Select and copy out every line in the records containing "matplotlib".

Source code of charts:
......

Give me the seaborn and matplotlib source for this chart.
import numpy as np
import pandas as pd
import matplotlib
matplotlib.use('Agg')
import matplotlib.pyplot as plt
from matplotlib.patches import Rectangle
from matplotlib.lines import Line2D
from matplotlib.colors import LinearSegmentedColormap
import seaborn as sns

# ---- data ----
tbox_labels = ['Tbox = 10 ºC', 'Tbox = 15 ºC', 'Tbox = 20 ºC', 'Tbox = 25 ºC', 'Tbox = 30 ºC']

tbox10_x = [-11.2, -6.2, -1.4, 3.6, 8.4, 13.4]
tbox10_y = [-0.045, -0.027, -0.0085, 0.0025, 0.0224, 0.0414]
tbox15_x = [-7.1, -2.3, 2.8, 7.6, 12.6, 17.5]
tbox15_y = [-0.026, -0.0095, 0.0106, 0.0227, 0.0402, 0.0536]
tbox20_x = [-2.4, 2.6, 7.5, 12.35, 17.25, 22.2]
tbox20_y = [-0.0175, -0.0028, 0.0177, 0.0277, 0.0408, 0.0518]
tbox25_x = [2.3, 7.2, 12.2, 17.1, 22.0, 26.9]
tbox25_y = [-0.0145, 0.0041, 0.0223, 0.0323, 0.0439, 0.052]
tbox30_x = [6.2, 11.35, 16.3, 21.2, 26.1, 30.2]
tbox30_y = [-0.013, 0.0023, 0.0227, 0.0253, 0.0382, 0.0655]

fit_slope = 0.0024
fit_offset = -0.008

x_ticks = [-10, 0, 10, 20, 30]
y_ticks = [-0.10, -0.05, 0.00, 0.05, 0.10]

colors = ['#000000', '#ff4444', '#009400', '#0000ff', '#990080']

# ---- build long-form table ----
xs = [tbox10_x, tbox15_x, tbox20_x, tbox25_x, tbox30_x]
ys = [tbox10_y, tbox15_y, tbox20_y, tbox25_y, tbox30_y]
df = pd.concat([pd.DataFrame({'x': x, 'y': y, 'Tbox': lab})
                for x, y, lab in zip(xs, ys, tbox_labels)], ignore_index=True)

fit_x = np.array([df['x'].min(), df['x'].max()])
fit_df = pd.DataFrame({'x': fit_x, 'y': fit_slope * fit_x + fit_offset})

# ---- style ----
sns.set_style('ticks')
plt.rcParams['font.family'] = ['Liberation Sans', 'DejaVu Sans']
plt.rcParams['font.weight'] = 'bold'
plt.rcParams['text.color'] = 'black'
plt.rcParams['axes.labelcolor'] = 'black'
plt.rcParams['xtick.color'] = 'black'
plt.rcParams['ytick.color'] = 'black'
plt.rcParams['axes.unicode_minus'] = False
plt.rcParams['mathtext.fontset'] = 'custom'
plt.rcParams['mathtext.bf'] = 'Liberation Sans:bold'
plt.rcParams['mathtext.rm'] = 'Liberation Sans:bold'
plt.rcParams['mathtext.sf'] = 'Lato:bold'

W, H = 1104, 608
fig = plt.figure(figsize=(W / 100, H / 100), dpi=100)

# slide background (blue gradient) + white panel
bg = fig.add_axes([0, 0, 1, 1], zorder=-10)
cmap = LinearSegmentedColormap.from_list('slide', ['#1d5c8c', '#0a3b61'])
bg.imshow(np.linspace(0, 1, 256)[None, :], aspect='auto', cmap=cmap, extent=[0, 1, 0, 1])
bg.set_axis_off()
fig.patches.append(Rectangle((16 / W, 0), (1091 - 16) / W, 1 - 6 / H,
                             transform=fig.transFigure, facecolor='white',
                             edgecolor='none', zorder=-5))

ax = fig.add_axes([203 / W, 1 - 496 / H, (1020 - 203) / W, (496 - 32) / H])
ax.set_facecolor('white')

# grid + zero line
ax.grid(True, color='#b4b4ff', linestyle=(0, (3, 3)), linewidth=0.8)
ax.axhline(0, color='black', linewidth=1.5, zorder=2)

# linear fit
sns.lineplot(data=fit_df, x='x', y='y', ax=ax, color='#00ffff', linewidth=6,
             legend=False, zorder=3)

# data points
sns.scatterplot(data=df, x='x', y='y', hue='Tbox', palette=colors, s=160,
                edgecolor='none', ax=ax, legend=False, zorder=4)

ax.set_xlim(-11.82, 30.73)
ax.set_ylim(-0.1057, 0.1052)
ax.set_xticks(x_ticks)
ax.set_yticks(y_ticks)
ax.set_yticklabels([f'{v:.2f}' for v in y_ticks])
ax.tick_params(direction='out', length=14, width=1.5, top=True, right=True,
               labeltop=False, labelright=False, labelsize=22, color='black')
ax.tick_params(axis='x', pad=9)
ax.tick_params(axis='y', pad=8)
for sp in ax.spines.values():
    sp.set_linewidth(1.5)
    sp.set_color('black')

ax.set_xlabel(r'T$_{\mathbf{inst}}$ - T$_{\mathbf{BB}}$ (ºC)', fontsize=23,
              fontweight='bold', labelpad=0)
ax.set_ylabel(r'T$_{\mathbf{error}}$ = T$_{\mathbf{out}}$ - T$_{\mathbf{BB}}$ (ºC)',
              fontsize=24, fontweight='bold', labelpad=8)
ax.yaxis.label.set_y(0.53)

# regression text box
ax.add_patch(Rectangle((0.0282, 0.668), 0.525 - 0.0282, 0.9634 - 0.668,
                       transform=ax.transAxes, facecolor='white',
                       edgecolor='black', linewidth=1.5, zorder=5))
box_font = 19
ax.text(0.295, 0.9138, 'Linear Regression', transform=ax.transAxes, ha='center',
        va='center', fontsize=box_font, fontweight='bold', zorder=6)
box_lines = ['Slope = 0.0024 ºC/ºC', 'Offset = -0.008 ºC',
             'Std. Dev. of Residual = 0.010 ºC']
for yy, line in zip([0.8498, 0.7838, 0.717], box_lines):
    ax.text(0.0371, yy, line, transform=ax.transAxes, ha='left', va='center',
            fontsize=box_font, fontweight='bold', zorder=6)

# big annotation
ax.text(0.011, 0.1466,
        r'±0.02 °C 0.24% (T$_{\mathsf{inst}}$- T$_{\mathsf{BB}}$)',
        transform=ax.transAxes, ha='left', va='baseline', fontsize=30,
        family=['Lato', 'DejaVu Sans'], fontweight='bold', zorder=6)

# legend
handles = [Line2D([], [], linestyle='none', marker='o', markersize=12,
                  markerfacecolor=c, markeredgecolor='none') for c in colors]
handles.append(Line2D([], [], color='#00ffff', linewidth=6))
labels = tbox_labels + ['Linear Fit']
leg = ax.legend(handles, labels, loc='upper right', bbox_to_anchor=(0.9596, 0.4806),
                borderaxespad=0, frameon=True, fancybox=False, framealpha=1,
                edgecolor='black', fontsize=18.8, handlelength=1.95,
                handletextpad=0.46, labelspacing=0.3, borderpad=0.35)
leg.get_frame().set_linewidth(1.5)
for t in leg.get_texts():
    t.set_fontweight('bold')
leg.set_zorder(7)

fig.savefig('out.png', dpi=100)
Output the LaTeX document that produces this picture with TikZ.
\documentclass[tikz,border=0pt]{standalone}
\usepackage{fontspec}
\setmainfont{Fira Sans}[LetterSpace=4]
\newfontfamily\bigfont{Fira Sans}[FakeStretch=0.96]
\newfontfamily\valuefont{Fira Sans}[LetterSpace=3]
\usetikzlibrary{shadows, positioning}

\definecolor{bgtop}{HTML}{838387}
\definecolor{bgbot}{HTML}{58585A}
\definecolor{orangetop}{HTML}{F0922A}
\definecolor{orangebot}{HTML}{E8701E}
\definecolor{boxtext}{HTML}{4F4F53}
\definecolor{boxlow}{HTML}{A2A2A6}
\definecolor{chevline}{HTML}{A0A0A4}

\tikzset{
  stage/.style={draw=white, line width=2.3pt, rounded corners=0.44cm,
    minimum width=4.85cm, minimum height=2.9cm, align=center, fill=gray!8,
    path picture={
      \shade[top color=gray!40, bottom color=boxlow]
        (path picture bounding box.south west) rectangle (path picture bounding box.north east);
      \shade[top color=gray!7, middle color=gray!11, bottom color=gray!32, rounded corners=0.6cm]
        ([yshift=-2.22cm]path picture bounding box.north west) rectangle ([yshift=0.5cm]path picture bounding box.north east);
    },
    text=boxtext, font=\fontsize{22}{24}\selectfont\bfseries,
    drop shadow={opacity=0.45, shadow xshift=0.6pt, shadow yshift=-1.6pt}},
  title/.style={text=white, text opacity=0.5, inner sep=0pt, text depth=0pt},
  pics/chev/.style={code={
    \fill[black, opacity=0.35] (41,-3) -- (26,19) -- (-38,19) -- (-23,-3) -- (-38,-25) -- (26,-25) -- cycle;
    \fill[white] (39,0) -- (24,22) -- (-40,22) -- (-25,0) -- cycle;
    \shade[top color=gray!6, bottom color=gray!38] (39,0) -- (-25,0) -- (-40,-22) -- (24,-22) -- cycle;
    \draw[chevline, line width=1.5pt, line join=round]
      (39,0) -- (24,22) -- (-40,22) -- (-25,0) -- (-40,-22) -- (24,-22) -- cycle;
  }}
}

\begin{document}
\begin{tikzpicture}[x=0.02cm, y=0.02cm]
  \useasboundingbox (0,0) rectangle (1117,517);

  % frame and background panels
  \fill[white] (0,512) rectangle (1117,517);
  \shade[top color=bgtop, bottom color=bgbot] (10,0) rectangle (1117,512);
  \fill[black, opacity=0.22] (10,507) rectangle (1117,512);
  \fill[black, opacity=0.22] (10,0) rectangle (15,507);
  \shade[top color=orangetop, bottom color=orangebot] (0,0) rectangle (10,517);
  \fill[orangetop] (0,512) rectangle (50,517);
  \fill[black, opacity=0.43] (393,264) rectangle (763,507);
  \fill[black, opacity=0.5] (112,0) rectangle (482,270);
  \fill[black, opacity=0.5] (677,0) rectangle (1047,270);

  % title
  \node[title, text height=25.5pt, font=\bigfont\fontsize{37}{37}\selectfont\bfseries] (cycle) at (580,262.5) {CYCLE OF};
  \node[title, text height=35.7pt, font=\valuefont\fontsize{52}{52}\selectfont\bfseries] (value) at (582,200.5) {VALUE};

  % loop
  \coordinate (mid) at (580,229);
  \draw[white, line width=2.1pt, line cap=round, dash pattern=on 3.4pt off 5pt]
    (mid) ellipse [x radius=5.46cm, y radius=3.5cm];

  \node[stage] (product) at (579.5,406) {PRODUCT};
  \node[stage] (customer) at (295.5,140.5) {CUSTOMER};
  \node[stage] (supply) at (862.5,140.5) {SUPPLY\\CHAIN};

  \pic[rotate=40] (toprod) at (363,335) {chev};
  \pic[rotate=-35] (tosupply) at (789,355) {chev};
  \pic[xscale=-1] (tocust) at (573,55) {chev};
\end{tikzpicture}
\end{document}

......

Answer to this problem ->
Give me the seaborn and matplotlib source for this chart.
import matplotlib
matplotlib.use('Agg')
import matplotlib.pyplot as plt
from matplotlib.patches import Rectangle
from matplotlib.lines import Line2D
from matplotlib.colors import LinearSegmentedColormap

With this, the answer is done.